— Begin —
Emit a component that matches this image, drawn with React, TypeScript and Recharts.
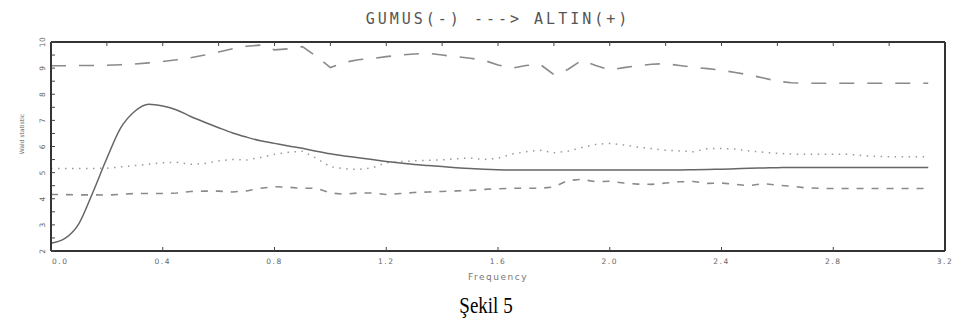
import { LineChart, Line, XAxis, YAxis } from "recharts";

// frequency grid (0 .. pi)
const frequency = [
  0, 0.05, 0.1, 0.15, 0.2, 0.25, 0.3, 0.35, 0.4, 0.45,
  0.5, 0.55, 0.6, 0.65, 0.7, 0.75, 0.8, 0.85, 0.9, 0.95,
  1.0, 1.05, 1.1, 1.15, 1.2, 1.25, 1.3, 1.35, 1.4, 1.45,
  1.5, 1.55, 1.6, 1.65, 1.7, 1.75, 1.8, 1.85, 1.9, 1.95,
  2.0, 2.05, 2.1, 2.15, 2.2, 2.25, 2.3, 2.35, 2.4, 2.45,
  2.5, 2.55, 2.6, 2.65, 2.7, 2.75, 2.8, 2.85, 2.9, 2.95,
  3.0, 3.05, 3.1, 3.14,
];

const waldSolid = [
  2.3, 2.48, 3.05, 4.25, 5.55, 6.72, 7.35, 7.62, 7.55, 7.4,
  7.15, 6.93, 6.72, 6.52, 6.36, 6.22, 6.12, 6.02, 5.93, 5.82,
  5.72, 5.64, 5.57, 5.5, 5.43, 5.37, 5.31, 5.27, 5.23, 5.19,
  5.16, 5.13, 5.11, 5.1, 5.1, 5.1, 5.1, 5.1, 5.1, 5.1,
  5.1, 5.1, 5.1, 5.1, 5.1, 5.1, 5.11, 5.12, 5.13, 5.15,
  5.17, 5.18, 5.19, 5.2, 5.2, 5.2, 5.2, 5.2, 5.2, 5.2,
  5.2, 5.2, 5.2, 5.2,
];

const upperBound = [
  9.09, 9.09, 9.1, 9.1, 9.11, 9.13, 9.16, 9.2, 9.25, 9.32,
  9.4, 9.5, 9.62, 9.74, 9.84, 9.88, 9.7, 9.74, 9.82, 9.45,
  9.02, 9.22, 9.32, 9.37, 9.44, 9.5, 9.54, 9.57, 9.5, 9.44,
  9.38, 9.3, 9.12, 9.0, 9.1, 9.15, 8.75, 8.95, 9.3, 9.1,
  8.93, 9.02, 9.09, 9.15, 9.17, 9.1, 9.03, 8.98, 8.92, 8.83,
  8.74, 8.62, 8.5, 8.44, 8.42, 8.42, 8.42, 8.42, 8.42, 8.42,
  8.42, 8.42, 8.42, 8.42,
];

const middleBound = [
  5.16, 5.16, 5.16, 5.16, 5.17, 5.22, 5.27, 5.32, 5.38, 5.4,
  5.32, 5.35, 5.45, 5.5, 5.48, 5.58, 5.7, 5.78, 5.82, 5.55,
  5.22, 5.15, 5.12, 5.18, 5.38, 5.42, 5.45, 5.47, 5.49, 5.53,
  5.56, 5.5, 5.55, 5.71, 5.8, 5.86, 5.76, 5.82, 5.96, 6.08,
  6.12, 6.06, 5.98, 5.92, 5.86, 5.83, 5.8, 5.92, 5.92, 5.9,
  5.83, 5.78, 5.74, 5.71, 5.7, 5.7, 5.7, 5.7, 5.66, 5.62,
  5.61, 5.61, 5.61, 5.61,
];

const lowerBound = [
  4.16, 4.16, 4.15, 4.15, 4.14, 4.17, 4.2, 4.2, 4.2, 4.22,
  4.28, 4.29, 4.29, 4.26, 4.3, 4.4, 4.46, 4.44, 4.4, 4.4,
  4.22, 4.17, 4.22, 4.22, 4.16, 4.2, 4.24, 4.26, 4.28, 4.3,
  4.32, 4.36, 4.38, 4.4, 4.4, 4.4, 4.45, 4.7, 4.74, 4.65,
  4.67, 4.6, 4.56, 4.55, 4.6, 4.65, 4.66, 4.59, 4.6, 4.55,
  4.5, 4.58, 4.52, 4.48, 4.42, 4.4, 4.39, 4.39, 4.39, 4.39,
  4.39, 4.39, 4.39, 4.39,
];

const xTicks = [0, 0.4, 0.8, 1.2, 1.6, 2.0, 2.4, 2.8, 3.2];
const xTicksTop = [0, 0.2, 0.4, 0.6, 0.8, 1.0, 1.2, 1.4, 1.6, 1.8, 2.0, 2.2, 2.4, 2.6, 2.8, 3.0, 3.2];
const yTicks = [2, 2.5, 3, 3.5, 4, 4.5, 5, 5.5, 6, 6.5, 7, 7.5, 8, 8.5, 9, 9.5, 10];

const data = frequency.map((f, i) => ({
  f,
  wald: waldSolid[i],
  upper: upperBound[i],
  middle: middleBound[i],
  lower: lowerBound[i],
}));

const frame = { stroke: "#333", strokeWidth: 2 };
const tickStroke = { stroke: "#444", strokeWidth: 1 };
const tickFont = { fontFamily: "DejaVu Sans", fontSize: 7.5, fill: "#666", letterSpacing: 1.6 };

const XTick = (props: any) => {
  const { x, y, payload, index } = props;
  const first = index === 0;
  return (
    <text x={first ? x + 1 : x} y={y} dy="0.35em" textAnchor={first ? "start" : "middle"} {...tickFont}>
      {Number(payload.value).toFixed(1)}
    </text>
  );
};

const YTick = (props: any) => {
  const { x, y, payload } = props;
  if (!Number.isInteger(payload.value)) return <g />;
  return (
    <text x={x} y={y} dy="0.35em" textAnchor="middle" transform={`rotate(-90 ${x} ${y})`} {...tickFont} letterSpacing={0.5}>
      {payload.value}
    </text>
  );
};

const NoTick = () => <g />;

export default function App() {
  return (
    <div style={{ position: "absolute", left: 0, top: 0, width: 962, height: 325, background: "#fff" }}>
      <LineChart width={962} height={325} data={data} margin={{ top: 41, right: 16, bottom: 44, left: 21 }}>
        <XAxis
          xAxisId="b"
          type="number"
          dataKey="f"
          domain={[0, 3.2]}
          ticks={xTicks}
          height={30}
          tickSize={-4}
          tickMargin={14}
          tick={<XTick />}
          axisLine={frame}
          tickLine={tickStroke}
          interval={0}
        />
        <XAxis
          xAxisId="t"
          orientation="top"
          type="number"
          dataKey="f"
          domain={[0, 3.2]}
          ticks={xTicksTop}
          height={1}
          tickSize={-4}
          tick={NoTick}
          axisLine={frame}
          tickLine={tickStroke}
          interval={0}
        />
        <YAxis
          yAxisId="l"
          type="number"
          domain={[2, 10]}
          ticks={yTicks}
          width={30}
          tickSize={-4}
          tickMargin={13}
          tick={<YTick />}
          axisLine={frame}
          tickLine={tickStroke}
          interval={0}
        />
        <YAxis
          yAxisId="r"
          orientation="right"
          type="number"
          domain={[2, 10]}
          ticks={yTicks}
          width={1}
          tickSize={-4}
          tick={NoTick}
          axisLine={frame}
          tickLine={tickStroke}
          interval={0}
        />
        <Line xAxisId="b" yAxisId="l" dataKey="upper" type="linear" stroke="#8a8a8a" strokeWidth={1.6} strokeDasharray="15 13" dot={false} isAnimationActive={false} />
        <Line xAxisId="b" yAxisId="l" dataKey="middle" type="linear" stroke="#9a9a9a" strokeWidth={1.5} strokeDasharray="1.5 5.5" dot={false} isAnimationActive={false} />
        <Line xAxisId="b" yAxisId="l" dataKey="lower" type="linear" stroke="#8a8a8a" strokeWidth={1.6} strokeDasharray="7 8" dot={false} isAnimationActive={false} />
        <Line xAxisId="b" yAxisId="l" dataKey="wald" type="monotone" stroke="#666" strokeWidth={1.5} dot={false} isAnimationActive={false} />
      </LineChart>
      <svg width={962} height={325} style={{ position: "absolute", left: 0, top: 0, pointerEvents: "none" }}>
        <text x={498} y={24} textAnchor="middle" fontFamily="DejaVu Sans Mono" fontSize={15} fill="#555" letterSpacing={3}>
          GUMUS(-) ---&gt; ALTIN(+)
        </text>
        <text x={498} y={280} textAnchor="middle" fontFamily="DejaVu Sans" fontSize={9} fill="#777" letterSpacing={1.5}>
          Frequency
        </text>
        <text x={22} y={134} dy="0.35em" textAnchor="middle" transform="rotate(-90 22 134)" fontFamily="DejaVu Sans" fontSize={6} fill="#666">
          Wald statistic
        </text>
        <text x={0} y={0} textAnchor="middle" transform="translate(486 313) scale(1 1.2)" fontFamily="Liberation Serif" fontSize={19} fill="#000">
          Şekil 5
        </text>
      </svg>
    </div>
  );
}
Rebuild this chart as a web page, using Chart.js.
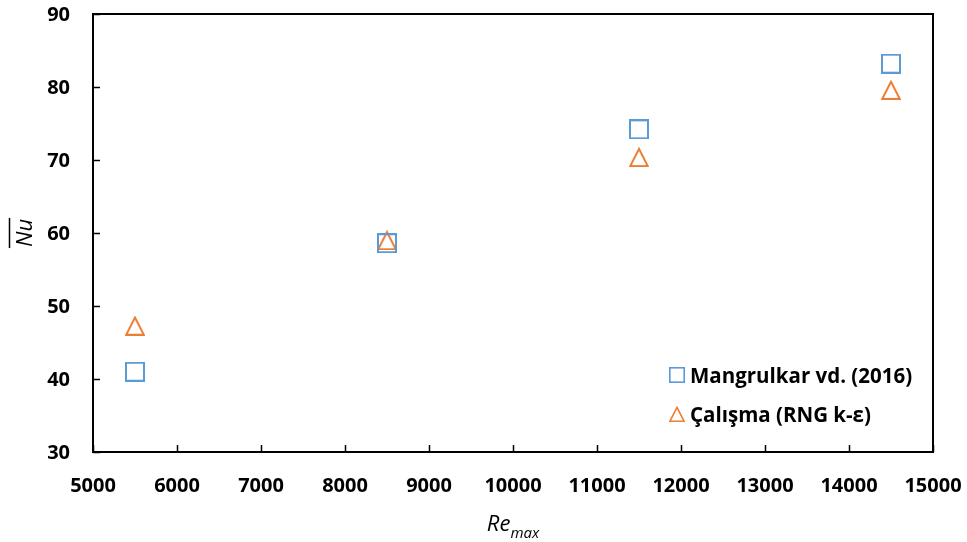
<!DOCTYPE html>
<html>
<head>
<meta charset="utf-8">
<script src="https://cdn.jsdelivr.net/npm/chart.js@4.4.1/dist/chart.umd.min.js"></script>
<style>
  html, body { margin: 0; padding: 0; background: #fff; }
  #wrap { width: 967px; height: 542px; position: relative; }
</style>
</head>
<body>
<div id="wrap"><canvas id="c"></canvas></div>
<script>
// Reynolds numbers and mean Nusselt numbers
const reValues = [5500, 8500, 11500, 14500];
const nuMangrulkar = [41.0, 58.6, 74.2, 83.2];
const nuCalisma = [47.3, 59.0, 70.4, 79.6];
const seriesLabels = ['Mangrulkar vd. (2016)', 'Çalışma (RNG k-ε)'];
const xTicks = [5000, 6000, 7000, 8000, 9000, 10000, 11000, 12000, 13000, 14000, 15000];
const yTicks = [30, 40, 50, 60, 70, 80, 90];

const BLUE = '#5B9BD5';
const ORANGE = '#ED7D31';
const FONT = '"Open Sans", "DejaVu Sans", sans-serif';
const TICK_FONT = 'bold 20px ' + FONT;

function squareMarker(size, color, lw) {
  const c = document.createElement('canvas');
  c.width = size; c.height = size;
  const g = c.getContext('2d');
  g.strokeStyle = color; g.lineWidth = lw;
  g.strokeRect(lw / 2, lw / 2, size - lw, size - lw);
  return c;
}
function triangleMarker(size, color, lw) {
  const c = document.createElement('canvas');
  c.width = size; c.height = size;
  const g = c.getContext('2d');
  g.strokeStyle = color; g.lineWidth = lw; g.lineJoin = 'miter';
  g.beginPath();
  g.moveTo(size / 2, lw * 0.9);
  g.lineTo(size - lw * 0.6, size - lw / 2);
  g.lineTo(lw * 0.6, size - lw / 2);
  g.closePath();
  g.stroke();
  return c;
}

const sqBig = squareMarker(20, BLUE, 2);
const triBig = triangleMarker(20, ORANGE, 2);
const sqSmall = squareMarker(16, BLUE, 1.6);
const triSmall = triangleMarker(16, ORANGE, 1.6);

function toPoints(ys) { return reValues.map((x, i) => ({ x: x, y: ys[i] })); }

// Frame, inward tick marks, tick labels, axis titles and in-plot legend
const decorations = {
  id: 'decorations',
  afterDraw(chart) {
    const { ctx, chartArea: a, scales } = chart;
    ctx.save();
    ctx.strokeStyle = '#000';
    ctx.lineWidth = 2;
    ctx.strokeRect(a.left, a.top, a.right - a.left, a.bottom - a.top);

    ctx.lineWidth = 1.5;
    ctx.beginPath();
    xTicks.forEach(v => {
      const px = Math.round(scales.x.getPixelForValue(v)) + 0.5;
      ctx.moveTo(px, a.bottom); ctx.lineTo(px, a.bottom - 7);
    });
    yTicks.forEach(v => {
      const py = Math.round(scales.y.getPixelForValue(v)) + 0.5;
      ctx.moveTo(a.left, py); ctx.lineTo(a.left + 7, py);
    });
    ctx.stroke();

    // tick labels
    ctx.fillStyle = '#000';
    ctx.font = TICK_FONT;
    ctx.textBaseline = 'alphabetic';
    ctx.textAlign = 'center';
    xTicks.forEach(v => {
      ctx.fillText(String(v), scales.x.getPixelForValue(v), a.bottom + 40);
    });
    ctx.textAlign = 'right';
    yTicks.forEach(v => {
      ctx.fillText(String(v), a.left - 23, scales.y.getPixelForValue(v) + 7);
    });

    // x-axis title: Re with subscript "max"
    ctx.textAlign = 'left';
    ctx.font = 'italic 22px ' + FONT;
    const reW = ctx.measureText('Re').width;
    ctx.font = 'italic 15px ' + FONT;
    const subW = ctx.measureText('max').width;
    const xStart = 513 - (reW + subW) / 2;
    ctx.font = 'italic 22px ' + FONT;
    ctx.fillText('Re', xStart, 531);
    ctx.font = 'italic 15px ' + FONT;
    ctx.fillText('max', xStart + reW, 538);

    // y-axis title: Nu with overline, rotated
    ctx.save();
    ctx.translate(32, 233);
    ctx.rotate(-Math.PI / 2);
    ctx.font = 'italic 22px ' + FONT;
    ctx.textAlign = 'center';
    const nuW = ctx.measureText('Nu').width;
    ctx.fillText('Nu', 0, 0);
    ctx.lineWidth = 1.5;
    ctx.beginPath();
    ctx.moveTo(-nuW / 2 - 1, -22.5); ctx.lineTo(nuW / 2 + 1, -22.5);
    ctx.stroke();
    ctx.restore();

    // legend
    ctx.font = 'bold 20.5px ' + FONT;
    ctx.textAlign = 'left';
    ctx.textBaseline = 'alphabetic';
    ctx.drawImage(sqSmall, 669, 367);
    ctx.fillText(seriesLabels[0], 690, 383);
    ctx.drawImage(triSmall, 669, 406);
    ctx.fillText(seriesLabels[1], 690, 422);
    ctx.restore();
  }
};

new Chart(document.getElementById('c'), {
  type: 'scatter',
  data: {
    datasets: [
      { label: seriesLabels[0], data: toPoints(nuMangrulkar), pointStyle: sqBig, pointRadius: 10, pointHoverRadius: 10 },
      { label: seriesLabels[1], data: toPoints(nuCalisma), pointStyle: triBig, pointRadius: 10, pointHoverRadius: 10 }
    ]
  },
  options: {
    responsive: true,
    maintainAspectRatio: false,
    animation: false,
    events: [],
    layout: { padding: { top: 14, right: 34, left: 0, bottom: 0 } },
    plugins: { legend: { display: false }, tooltip: { enabled: false } },
    scales: {
      x: {
        type: 'linear', min: 5000, max: 15000,
        afterBuildTicks(s) { s.ticks = xTicks.map(v => ({ value: v })); },
        afterFit(s) { s.height = 90; },
        grid: { display: false, drawTicks: false },
        border: { display: false },
        ticks: { display: false }
      },
      y: {
        type: 'linear', min: 30, max: 90,
        afterBuildTicks(s) { s.ticks = yTicks.map(v => ({ value: v })); },
        afterFit(s) { s.width = 93; },
        grid: { display: false, drawTicks: false },
        border: { display: false },
        ticks: { display: false }
      }
    }
  },
  plugins: [decorations]
});
</script>
</body>
</html>
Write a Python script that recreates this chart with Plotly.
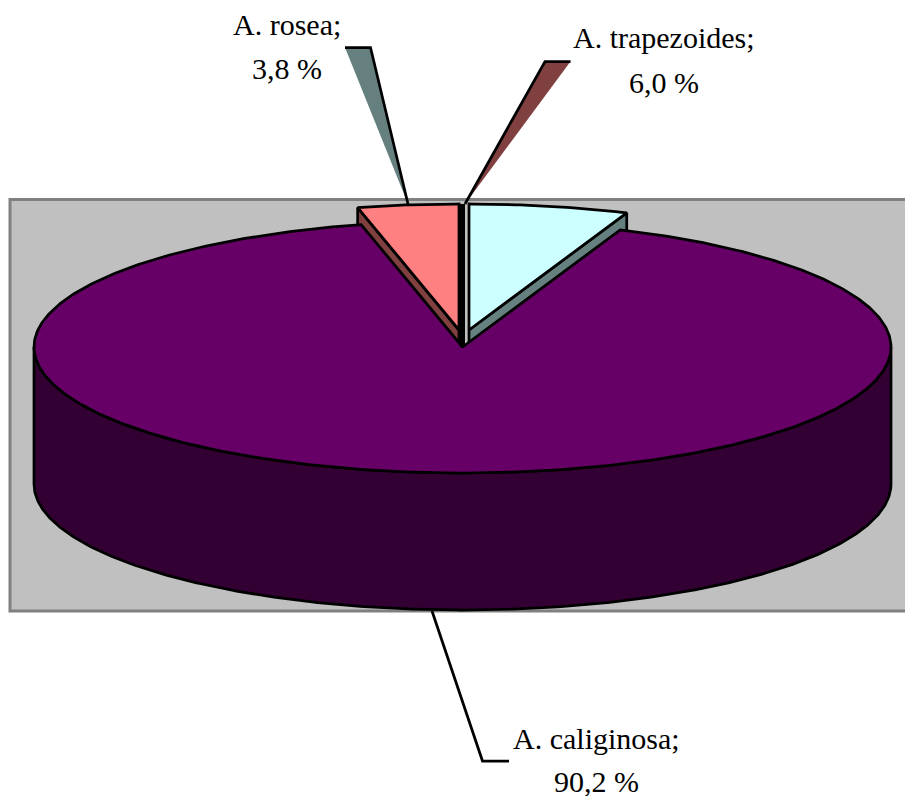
— End —
THE TASK –
Starting with the first line of the data above and ending with the line containing "Line, XAxis, YAxis", please restate every line exactly, leaving images out.

WRITTEN RESPONSE –
Emit a component that matches this image, drawn with React, TypeScript and Recharts.
import { LineChart, Line, XAxis, YAxis } from "recharts";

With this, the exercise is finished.